### [WHAT YOU HAVE TO DO]
Produce nothing but an exact copy of the lines from the one containing "Clone this chart in seaborn and matplotlib." through the one containing "draw_panel(niger_food, niger_cash, 280, 346, 3)", and do not carry over pictures.

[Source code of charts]
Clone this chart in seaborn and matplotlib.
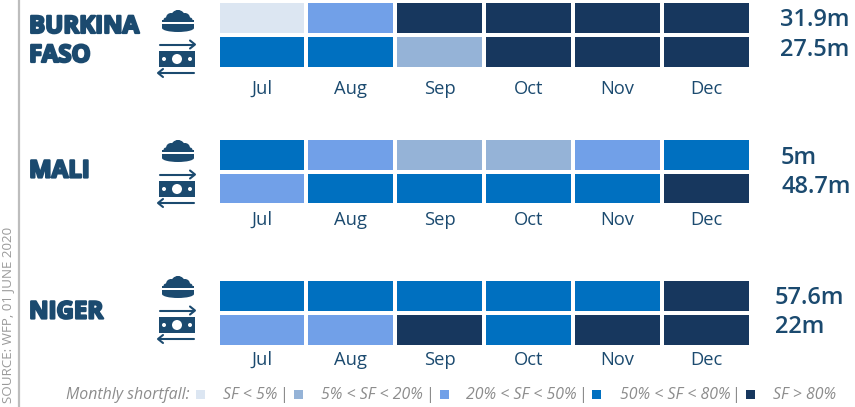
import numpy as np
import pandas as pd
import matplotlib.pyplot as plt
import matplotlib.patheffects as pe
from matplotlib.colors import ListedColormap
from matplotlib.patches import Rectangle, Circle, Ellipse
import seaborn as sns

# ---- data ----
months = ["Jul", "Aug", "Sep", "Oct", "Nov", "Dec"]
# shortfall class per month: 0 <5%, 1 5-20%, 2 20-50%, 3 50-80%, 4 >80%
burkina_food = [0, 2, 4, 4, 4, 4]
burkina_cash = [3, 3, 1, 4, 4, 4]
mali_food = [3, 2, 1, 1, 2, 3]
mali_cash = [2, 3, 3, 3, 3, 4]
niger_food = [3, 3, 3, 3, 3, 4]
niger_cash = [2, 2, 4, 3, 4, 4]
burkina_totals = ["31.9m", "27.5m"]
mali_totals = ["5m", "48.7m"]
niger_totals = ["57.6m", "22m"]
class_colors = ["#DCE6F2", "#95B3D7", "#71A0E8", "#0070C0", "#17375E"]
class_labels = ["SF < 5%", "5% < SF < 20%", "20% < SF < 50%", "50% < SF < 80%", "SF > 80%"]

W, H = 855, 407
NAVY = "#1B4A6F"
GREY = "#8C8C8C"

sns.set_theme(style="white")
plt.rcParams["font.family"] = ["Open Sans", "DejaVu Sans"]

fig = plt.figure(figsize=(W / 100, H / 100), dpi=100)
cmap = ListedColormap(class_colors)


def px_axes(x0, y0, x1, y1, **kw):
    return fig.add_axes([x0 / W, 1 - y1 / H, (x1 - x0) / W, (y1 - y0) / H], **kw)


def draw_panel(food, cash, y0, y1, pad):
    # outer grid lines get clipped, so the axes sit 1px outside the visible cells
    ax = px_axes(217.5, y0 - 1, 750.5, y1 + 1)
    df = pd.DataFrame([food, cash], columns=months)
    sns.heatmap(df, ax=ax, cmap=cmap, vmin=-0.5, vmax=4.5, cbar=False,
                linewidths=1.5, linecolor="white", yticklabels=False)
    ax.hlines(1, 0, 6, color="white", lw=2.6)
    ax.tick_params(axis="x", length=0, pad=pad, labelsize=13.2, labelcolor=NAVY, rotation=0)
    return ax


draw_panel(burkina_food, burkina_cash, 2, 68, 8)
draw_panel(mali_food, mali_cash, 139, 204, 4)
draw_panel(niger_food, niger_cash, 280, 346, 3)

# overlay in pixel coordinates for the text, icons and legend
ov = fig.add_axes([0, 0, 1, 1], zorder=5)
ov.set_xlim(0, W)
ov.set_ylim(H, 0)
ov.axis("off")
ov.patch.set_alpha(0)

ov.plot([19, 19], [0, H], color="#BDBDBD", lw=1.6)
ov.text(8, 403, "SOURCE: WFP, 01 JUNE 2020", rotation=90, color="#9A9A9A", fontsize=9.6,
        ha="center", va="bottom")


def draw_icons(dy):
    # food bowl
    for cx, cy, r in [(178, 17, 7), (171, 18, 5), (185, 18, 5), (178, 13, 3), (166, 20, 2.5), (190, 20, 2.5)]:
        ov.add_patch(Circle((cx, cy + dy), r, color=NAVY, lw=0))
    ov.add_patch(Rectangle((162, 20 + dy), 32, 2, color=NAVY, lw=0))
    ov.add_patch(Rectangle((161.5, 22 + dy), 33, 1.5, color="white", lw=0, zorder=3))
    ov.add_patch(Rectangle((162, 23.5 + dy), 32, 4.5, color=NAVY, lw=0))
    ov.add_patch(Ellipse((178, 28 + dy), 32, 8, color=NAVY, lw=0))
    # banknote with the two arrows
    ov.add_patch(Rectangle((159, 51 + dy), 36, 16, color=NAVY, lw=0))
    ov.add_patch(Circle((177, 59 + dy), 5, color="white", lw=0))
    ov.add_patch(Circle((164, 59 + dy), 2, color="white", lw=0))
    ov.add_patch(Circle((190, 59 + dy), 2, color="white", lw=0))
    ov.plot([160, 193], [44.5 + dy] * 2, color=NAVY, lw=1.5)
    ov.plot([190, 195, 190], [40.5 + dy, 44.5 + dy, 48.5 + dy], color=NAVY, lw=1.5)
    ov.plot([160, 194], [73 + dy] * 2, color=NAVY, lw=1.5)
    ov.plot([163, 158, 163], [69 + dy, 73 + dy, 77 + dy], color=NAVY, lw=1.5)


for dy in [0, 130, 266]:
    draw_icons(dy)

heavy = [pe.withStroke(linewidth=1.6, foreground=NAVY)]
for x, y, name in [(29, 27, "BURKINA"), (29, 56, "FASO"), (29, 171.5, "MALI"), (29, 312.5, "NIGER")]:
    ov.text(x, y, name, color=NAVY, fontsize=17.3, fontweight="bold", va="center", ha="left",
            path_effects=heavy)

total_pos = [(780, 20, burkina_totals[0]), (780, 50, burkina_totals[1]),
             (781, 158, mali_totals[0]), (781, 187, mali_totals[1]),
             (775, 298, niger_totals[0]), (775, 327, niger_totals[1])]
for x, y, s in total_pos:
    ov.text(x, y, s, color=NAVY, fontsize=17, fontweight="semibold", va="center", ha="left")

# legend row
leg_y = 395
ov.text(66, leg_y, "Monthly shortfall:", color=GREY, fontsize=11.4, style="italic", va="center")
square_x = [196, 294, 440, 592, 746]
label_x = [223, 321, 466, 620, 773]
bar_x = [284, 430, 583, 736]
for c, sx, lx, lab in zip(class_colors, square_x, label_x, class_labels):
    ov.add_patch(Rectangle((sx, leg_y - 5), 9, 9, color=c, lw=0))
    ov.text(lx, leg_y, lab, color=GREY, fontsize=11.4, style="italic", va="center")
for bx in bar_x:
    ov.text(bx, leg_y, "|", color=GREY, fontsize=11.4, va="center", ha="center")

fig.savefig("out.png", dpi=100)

...

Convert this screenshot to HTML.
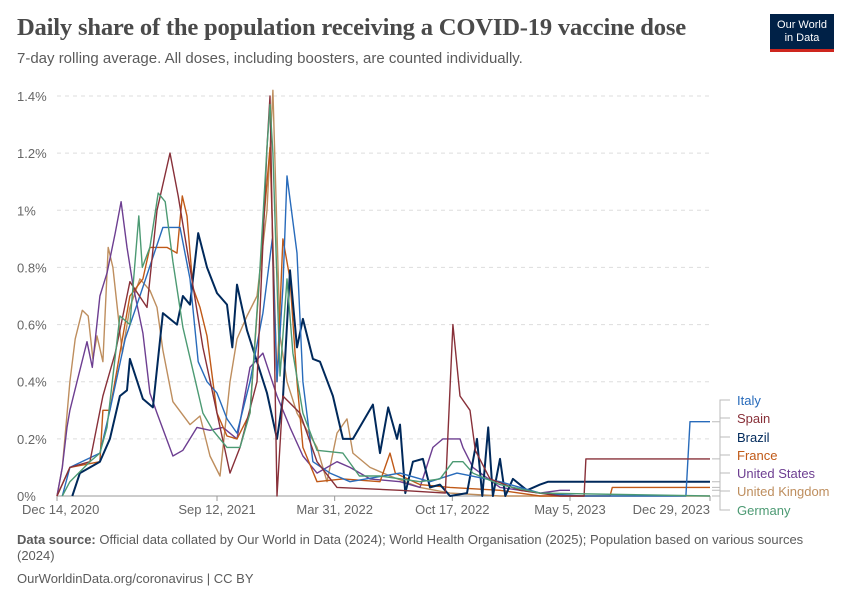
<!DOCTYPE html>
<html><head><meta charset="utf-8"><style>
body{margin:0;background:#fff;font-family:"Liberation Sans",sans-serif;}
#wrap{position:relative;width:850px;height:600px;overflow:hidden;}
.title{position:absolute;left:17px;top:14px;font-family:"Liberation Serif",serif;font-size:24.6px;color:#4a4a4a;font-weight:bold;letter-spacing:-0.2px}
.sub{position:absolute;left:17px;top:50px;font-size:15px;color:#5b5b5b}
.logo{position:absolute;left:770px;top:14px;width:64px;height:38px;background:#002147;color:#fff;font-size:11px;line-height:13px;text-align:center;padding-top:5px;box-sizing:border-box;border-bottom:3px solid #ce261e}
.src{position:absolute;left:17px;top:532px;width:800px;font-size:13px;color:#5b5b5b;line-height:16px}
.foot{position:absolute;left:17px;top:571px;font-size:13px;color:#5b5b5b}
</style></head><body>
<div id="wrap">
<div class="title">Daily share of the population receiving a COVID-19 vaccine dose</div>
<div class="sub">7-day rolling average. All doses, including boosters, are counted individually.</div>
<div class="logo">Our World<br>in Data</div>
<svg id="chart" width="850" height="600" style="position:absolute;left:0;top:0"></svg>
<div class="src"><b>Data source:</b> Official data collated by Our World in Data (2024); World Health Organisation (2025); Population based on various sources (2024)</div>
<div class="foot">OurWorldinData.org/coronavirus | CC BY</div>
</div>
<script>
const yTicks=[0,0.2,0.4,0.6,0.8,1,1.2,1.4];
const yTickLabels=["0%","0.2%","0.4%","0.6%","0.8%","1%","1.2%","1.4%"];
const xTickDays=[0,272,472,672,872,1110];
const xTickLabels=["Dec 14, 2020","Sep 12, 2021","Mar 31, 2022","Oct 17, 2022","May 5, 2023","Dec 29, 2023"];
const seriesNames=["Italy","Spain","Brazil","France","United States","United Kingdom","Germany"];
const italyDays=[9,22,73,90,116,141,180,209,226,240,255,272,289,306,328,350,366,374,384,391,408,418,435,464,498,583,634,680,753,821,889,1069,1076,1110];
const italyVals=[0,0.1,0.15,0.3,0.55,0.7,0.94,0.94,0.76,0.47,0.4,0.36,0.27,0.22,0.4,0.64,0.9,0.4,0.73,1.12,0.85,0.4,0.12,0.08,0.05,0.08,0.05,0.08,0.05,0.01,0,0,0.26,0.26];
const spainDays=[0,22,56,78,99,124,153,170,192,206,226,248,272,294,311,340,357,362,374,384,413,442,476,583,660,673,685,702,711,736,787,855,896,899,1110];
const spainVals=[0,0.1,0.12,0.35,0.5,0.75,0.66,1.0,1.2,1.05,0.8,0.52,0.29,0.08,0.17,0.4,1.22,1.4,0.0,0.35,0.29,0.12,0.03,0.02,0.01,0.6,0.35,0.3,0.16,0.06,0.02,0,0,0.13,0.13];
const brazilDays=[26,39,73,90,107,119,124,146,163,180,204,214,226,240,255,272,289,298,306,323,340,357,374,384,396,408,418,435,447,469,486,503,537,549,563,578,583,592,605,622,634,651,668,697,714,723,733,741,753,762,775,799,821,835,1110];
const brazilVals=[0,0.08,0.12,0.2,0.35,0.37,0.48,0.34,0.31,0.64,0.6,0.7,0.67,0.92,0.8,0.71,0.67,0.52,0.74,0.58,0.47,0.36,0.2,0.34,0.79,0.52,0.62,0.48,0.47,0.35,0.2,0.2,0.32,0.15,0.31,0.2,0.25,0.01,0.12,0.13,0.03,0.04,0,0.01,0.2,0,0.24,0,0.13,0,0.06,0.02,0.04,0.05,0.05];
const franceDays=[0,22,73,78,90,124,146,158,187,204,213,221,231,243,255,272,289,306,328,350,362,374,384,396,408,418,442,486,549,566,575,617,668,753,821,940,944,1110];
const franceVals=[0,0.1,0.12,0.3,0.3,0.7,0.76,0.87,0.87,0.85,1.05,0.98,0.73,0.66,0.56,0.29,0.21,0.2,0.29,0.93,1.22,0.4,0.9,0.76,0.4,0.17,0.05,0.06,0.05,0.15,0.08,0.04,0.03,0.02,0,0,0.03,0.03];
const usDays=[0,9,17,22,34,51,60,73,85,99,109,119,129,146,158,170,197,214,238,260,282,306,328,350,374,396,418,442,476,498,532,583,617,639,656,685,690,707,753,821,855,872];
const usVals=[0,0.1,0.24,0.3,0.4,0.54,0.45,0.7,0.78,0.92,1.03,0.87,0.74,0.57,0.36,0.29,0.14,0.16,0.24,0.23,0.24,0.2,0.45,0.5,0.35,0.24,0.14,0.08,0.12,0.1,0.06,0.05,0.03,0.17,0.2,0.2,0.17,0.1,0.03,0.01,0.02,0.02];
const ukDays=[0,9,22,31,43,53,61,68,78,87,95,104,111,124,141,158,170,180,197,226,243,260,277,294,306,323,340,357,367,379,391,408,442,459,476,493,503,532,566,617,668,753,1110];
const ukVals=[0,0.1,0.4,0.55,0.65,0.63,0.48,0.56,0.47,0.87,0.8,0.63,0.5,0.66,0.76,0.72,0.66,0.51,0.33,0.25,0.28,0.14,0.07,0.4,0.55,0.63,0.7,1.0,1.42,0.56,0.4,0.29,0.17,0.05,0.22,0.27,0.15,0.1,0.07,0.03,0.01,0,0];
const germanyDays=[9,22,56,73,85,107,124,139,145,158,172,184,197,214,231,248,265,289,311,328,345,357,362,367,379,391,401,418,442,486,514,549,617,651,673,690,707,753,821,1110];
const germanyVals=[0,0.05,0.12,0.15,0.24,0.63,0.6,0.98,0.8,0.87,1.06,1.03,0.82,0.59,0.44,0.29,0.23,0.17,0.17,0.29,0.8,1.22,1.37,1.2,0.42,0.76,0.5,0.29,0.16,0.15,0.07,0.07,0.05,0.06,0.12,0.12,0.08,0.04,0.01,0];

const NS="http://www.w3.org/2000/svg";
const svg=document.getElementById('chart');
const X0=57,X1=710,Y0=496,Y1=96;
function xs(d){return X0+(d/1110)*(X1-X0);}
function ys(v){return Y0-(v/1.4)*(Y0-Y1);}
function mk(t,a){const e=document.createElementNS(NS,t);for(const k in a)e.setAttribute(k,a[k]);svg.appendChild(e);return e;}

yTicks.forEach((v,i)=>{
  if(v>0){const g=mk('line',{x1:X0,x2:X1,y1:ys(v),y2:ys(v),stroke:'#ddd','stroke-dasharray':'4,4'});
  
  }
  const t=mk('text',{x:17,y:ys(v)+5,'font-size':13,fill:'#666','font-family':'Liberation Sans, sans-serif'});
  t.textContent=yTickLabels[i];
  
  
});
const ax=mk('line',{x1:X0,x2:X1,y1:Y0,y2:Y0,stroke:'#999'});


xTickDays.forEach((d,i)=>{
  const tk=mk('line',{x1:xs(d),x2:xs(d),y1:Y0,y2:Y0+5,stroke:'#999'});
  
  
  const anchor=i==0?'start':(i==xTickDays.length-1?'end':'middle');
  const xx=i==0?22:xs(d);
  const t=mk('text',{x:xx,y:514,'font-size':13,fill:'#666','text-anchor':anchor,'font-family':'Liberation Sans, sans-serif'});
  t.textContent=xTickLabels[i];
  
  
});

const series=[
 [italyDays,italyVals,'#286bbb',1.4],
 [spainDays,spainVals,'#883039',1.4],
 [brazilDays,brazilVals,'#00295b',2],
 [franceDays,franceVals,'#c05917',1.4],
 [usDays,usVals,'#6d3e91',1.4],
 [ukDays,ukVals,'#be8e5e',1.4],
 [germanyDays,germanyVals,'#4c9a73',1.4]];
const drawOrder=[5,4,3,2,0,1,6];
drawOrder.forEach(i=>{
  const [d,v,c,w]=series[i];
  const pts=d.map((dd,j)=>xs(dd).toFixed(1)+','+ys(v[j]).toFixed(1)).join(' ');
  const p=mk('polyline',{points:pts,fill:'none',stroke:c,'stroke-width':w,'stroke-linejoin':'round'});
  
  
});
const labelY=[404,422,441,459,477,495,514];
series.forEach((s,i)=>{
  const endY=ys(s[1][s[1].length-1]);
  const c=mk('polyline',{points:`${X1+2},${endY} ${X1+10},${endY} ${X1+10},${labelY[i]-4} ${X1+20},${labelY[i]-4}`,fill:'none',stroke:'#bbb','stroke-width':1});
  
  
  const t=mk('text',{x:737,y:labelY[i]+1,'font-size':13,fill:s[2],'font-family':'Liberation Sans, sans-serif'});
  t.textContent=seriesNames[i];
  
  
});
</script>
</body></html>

### [SOLUTION FOR THIS TASK]
Clone this chart in seaborn and matplotlib.
import numpy as np
import pandas as pd
import matplotlib.pyplot as plt
import matplotlib.patheffects as pe
from matplotlib.colors import ListedColormap
from matplotlib.patches import Rectangle, Circle, Ellipse
import seaborn as sns

# ---- data ----
months = ["Jul", "Aug", "Sep", "Oct", "Nov", "Dec"]
# shortfall class per month: 0 <5%, 1 5-20%, 2 20-50%, 3 50-80%, 4 >80%
burkina_food = [0, 2, 4, 4, 4, 4]
burkina_cash = [3, 3, 1, 4, 4, 4]
mali_food = [3, 2, 1, 1, 2, 3]
mali_cash = [2, 3, 3, 3, 3, 4]
niger_food = [3, 3, 3, 3, 3, 4]
niger_cash = [2, 2, 4, 3, 4, 4]
burkina_totals = ["31.9m", "27.5m"]
mali_totals = ["5m", "48.7m"]
niger_totals = ["57.6m", "22m"]
class_colors = ["#DCE6F2", "#95B3D7", "#71A0E8", "#0070C0", "#17375E"]
class_labels = ["SF < 5%", "5% < SF < 20%", "20% < SF < 50%", "50% < SF < 80%", "SF > 80%"]

W, H = 855, 407
NAVY = "#1B4A6F"
GREY = "#8C8C8C"

sns.set_theme(style="white")
plt.rcParams["font.family"] = ["Open Sans", "DejaVu Sans"]

fig = plt.figure(figsize=(W / 100, H / 100), dpi=100)
cmap = ListedColormap(class_colors)


def px_axes(x0, y0, x1, y1, **kw):
    return fig.add_axes([x0 / W, 1 - y1 / H, (x1 - x0) / W, (y1 - y0) / H], **kw)


def draw_panel(food, cash, y0, y1, pad):
    # outer grid lines get clipped, so the axes sit 1px outside the visible cells
    ax = px_axes(217.5, y0 - 1, 750.5, y1 + 1)
    df = pd.DataFrame([food, cash], columns=months)
    sns.heatmap(df, ax=ax, cmap=cmap, vmin=-0.5, vmax=4.5, cbar=False,
                linewidths=1.5, linecolor="white", yticklabels=False)
    ax.hlines(1, 0, 6, color="white", lw=2.6)
    ax.tick_params(axis="x", length=0, pad=pad, labelsize=13.2, labelcolor=NAVY, rotation=0)
    return ax


draw_panel(burkina_food, burkina_cash, 2, 68, 8)
draw_panel(mali_food, mali_cash, 139, 204, 4)
draw_panel(niger_food, niger_cash, 280, 346, 3)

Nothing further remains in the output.